----- MATERIAL -----
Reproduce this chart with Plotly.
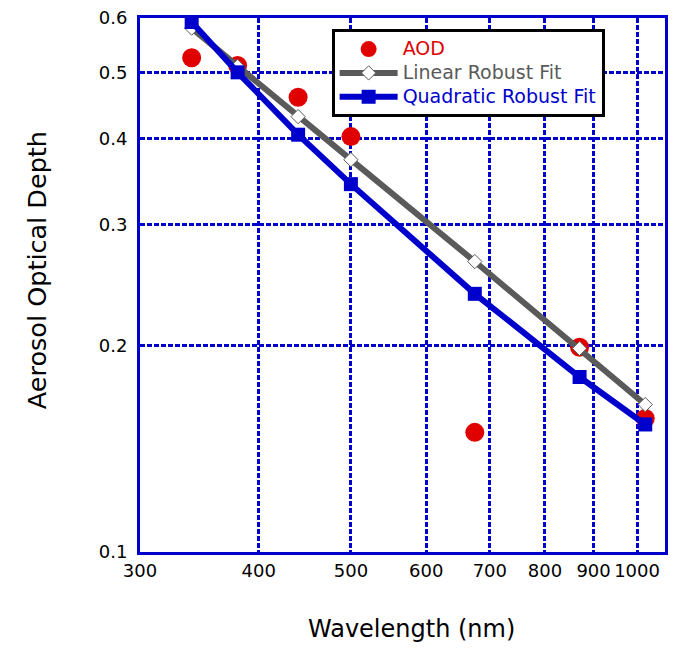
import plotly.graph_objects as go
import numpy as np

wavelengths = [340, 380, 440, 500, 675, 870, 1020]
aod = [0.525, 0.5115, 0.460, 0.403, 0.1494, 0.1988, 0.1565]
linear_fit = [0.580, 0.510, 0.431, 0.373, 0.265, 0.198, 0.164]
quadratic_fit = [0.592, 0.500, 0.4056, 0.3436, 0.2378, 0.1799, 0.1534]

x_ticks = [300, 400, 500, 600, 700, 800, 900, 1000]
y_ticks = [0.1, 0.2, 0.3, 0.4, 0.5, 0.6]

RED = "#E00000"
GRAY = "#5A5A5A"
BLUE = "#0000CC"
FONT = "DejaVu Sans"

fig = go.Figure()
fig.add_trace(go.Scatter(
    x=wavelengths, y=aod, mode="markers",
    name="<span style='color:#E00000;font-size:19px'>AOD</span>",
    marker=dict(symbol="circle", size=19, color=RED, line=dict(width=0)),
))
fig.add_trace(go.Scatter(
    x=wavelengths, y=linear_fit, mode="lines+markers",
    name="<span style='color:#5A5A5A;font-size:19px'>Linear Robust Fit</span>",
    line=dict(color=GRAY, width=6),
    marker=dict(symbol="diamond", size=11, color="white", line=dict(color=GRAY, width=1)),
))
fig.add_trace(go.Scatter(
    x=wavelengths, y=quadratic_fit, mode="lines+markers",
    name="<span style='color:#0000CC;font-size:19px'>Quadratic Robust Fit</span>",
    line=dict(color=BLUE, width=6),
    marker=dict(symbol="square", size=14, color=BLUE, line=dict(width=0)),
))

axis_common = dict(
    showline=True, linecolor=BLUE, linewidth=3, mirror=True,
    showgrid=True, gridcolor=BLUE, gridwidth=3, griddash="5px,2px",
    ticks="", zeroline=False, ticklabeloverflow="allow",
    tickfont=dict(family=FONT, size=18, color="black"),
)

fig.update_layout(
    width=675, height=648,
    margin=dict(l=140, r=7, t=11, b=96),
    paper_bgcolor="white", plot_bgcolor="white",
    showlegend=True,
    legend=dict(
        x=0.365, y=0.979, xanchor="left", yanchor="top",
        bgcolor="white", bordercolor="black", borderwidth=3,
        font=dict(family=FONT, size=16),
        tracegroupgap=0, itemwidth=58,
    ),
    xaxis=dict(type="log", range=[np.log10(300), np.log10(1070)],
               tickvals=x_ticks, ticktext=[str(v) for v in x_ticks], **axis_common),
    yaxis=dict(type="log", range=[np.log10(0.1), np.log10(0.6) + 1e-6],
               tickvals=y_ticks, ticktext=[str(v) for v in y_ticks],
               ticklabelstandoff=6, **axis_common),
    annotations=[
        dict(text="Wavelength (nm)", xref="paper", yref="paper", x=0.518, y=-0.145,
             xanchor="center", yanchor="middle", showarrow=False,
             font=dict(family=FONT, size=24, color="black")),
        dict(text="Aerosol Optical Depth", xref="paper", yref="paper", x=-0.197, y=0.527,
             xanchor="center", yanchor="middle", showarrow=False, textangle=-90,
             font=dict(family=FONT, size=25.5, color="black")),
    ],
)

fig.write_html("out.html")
-----
Begin at the top of the material above and output each line exactly, stopping after the line that holds "0.2378, 0.1799, 0.1534]". Leave out pictures.

ANSWER FOR THE TASK ->
Reproduce this chart with Plotly.
import plotly.graph_objects as go
import numpy as np

wavelengths = [340, 380, 440, 500, 675, 870, 1020]
aod = [0.525, 0.5115, 0.460, 0.403, 0.1494, 0.1988, 0.1565]
linear_fit = [0.580, 0.510, 0.431, 0.373, 0.265, 0.198, 0.164]
quadratic_fit = [0.592, 0.500, 0.4056, 0.3436, 0.2378, 0.1799, 0.1534]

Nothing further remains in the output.